Florida says elections supervisors can keep key absentee-ballot information secret
@PatriciaMazzei
Florida Gov. Rick Scott’s division of elections has issued an opinion that could make it tougher to uncover elections fraud.
And in Miami-Dade County, the state’s hotbed of absentee shenanigans, the elections chief who sought the opinion is eager to follow suit.
In the Nov. 18 opinion, Division of Elections Director Maria I. Matthews wrote that county elections supervisors may shield from the public Internet Protocol addresses identifying the origin of absentee-ballot requests.
Penelope Townsley, the Miami-Dade elections supervisor, plans to keep IP addresses secret.

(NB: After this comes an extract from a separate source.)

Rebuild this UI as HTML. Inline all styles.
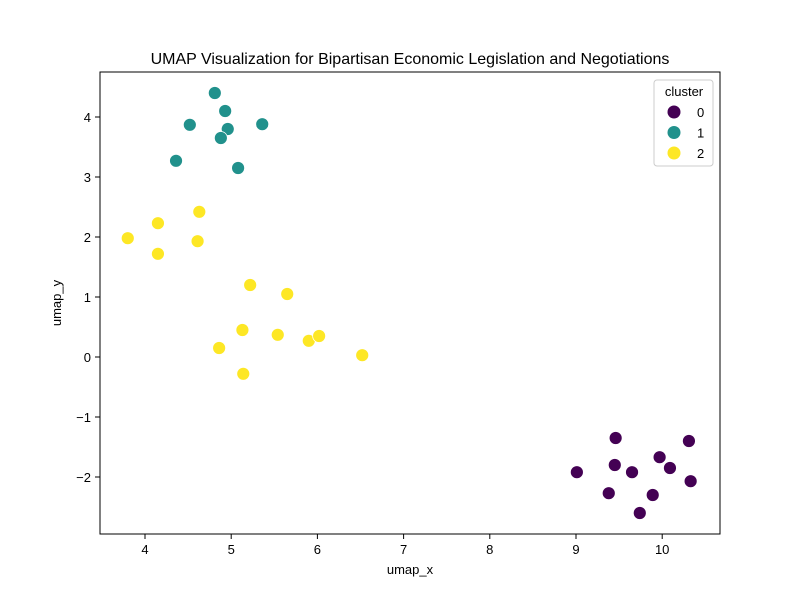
<!DOCTYPE html>
<html><head><meta charset="utf-8"><style>body{margin:0;background:#fff}svg{font-family:"Liberation Sans","DejaVu Sans",sans-serif}</style></head>
<body>
<svg id="chart" width="800" height="600" xmlns="http://www.w3.org/2000/svg">
<rect width="800" height="600" fill="#fff"/>
<text x="410" y="64" text-anchor="middle" font-size="16">UMAP Visualization for Bipartisan Economic Legislation and Negotiations</text>
<g id="marks"></g>
<rect x="100" y="72" width="620" height="462" fill="none" stroke="#000" stroke-width="1"/>
<g id="axes"></g>
<text x="410" y="574" text-anchor="middle" font-size="13">umap_x</text>
<text transform="translate(61,303) rotate(-90)" text-anchor="middle" font-size="13">umap_y</text>
<g>
<rect x="654" y="80" width="59" height="86" rx="3" fill="#fff" fill-opacity="0.8" stroke="#ccc"/>
<text x="684" y="96" text-anchor="middle" font-size="13">cluster</text>
<g id="legend-entries"></g>
</g>
</svg>
<script>
const clusterIds=[0,1,2];
const colors=["#440154","#21918c","#fde725"];
const xs0=[9.46,10.31,9.97,9.45,10.09,9.01,9.65,10.33,9.38,9.89,9.74];
const ys0=[-1.35,-1.40,-1.67,-1.80,-1.85,-1.92,-1.92,-2.07,-2.27,-2.30,-2.60];
const xs1=[4.81,4.93,4.52,4.96,5.36,4.88,4.36,5.08];
const ys1=[4.40,4.10,3.87,3.80,3.88,3.65,3.27,3.15];
const xs2=[3.80,4.15,4.63,4.15,4.61,5.22,5.65,5.13,5.54,5.90,6.02,4.86,6.52,5.14];
const ys2=[1.98,2.23,2.42,1.72,1.93,1.20,1.05,0.45,0.37,0.27,0.35,0.15,0.03,-0.28];
const xTicks=[4,5,6,7,8,9,10];
const yTicks=[-2,-1,0,1,2,3,4];
const NS="http://www.w3.org/2000/svg";
const sx=v=>145+(v-4)*86.2;
const sy=v=>357-v*60;
const marks=document.getElementById('marks');
[[xs0,ys0],[xs1,ys1],[xs2,ys2]].forEach((s,ci)=>{
  s[0].forEach((x,i)=>{
    const c=document.createElementNS(NS,'circle');
    c.setAttribute('cx',sx(x));c.setAttribute('cy',sy(s[1][i]));c.setAttribute('r',6.5);
    c.setAttribute('fill',colors[ci]);c.setAttribute('stroke','#fff');c.setAttribute('stroke-width','0.8');
    
    
    marks.appendChild(c);
  });
});
const axes=document.getElementById('axes');
xTicks.forEach(t=>{
  const l=document.createElementNS(NS,'line');
  l.setAttribute('x1',sx(t));l.setAttribute('x2',sx(t));l.setAttribute('y1',534);l.setAttribute('y2',539);l.setAttribute('stroke','#000');
  
  
  axes.appendChild(l);
  const tx=document.createElementNS(NS,'text');
  tx.setAttribute('x',sx(t));tx.setAttribute('y',554);tx.setAttribute('text-anchor','middle');tx.setAttribute('font-size','13');
  tx.textContent=t;
  
  
  axes.appendChild(tx);
});
yTicks.forEach(t=>{
  const l=document.createElementNS(NS,'line');
  l.setAttribute('x1',95);l.setAttribute('x2',100);l.setAttribute('y1',sy(t));l.setAttribute('y2',sy(t));l.setAttribute('stroke','#000');
  
  
  axes.appendChild(l);
  const tx=document.createElementNS(NS,'text');
  tx.setAttribute('x',91);tx.setAttribute('y',sy(t)+5);tx.setAttribute('text-anchor','end');tx.setAttribute('font-size','13');
  tx.textContent=t<0?'\u2212'+(-t):t;
  
  
  axes.appendChild(tx);
});
const le=document.getElementById('legend-entries');
clusterIds.forEach((id,i)=>{
  const y=112+i*20.5;
  const c=document.createElementNS(NS,'circle');
  c.setAttribute('cx',674);c.setAttribute('cy',y);c.setAttribute('r',6.5);c.setAttribute('fill',colors[i]);
  
  
  le.appendChild(c);
  const t=document.createElementNS(NS,'text');
  t.setAttribute('x',697);t.setAttribute('y',y+5);t.setAttribute('font-size','13');t.textContent=id;
  
  
  le.appendChild(t);
});
</script>
</body></html>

Had that policy been in place earlier this year, the Miami Herald would not have been able to conduct an investigation that led to the incarceration of Miami Democratic Congressman Joe Garcia’s former chief of staff.
Matthews wrote that if elections supervisors deem IP addresses to be information “necessary” to keeping absentee-ballot records, as Miami-Dade has in recent months, then the addresses are exempt from public disclosure — with a glaring exception.
Political parties, committees, candidates and their campaigns — the very people who have engaged in fraud — will still be able to obtain the information.
So will elections administrators, canvassing board members and voters seeking records of their own ballots. But not the public.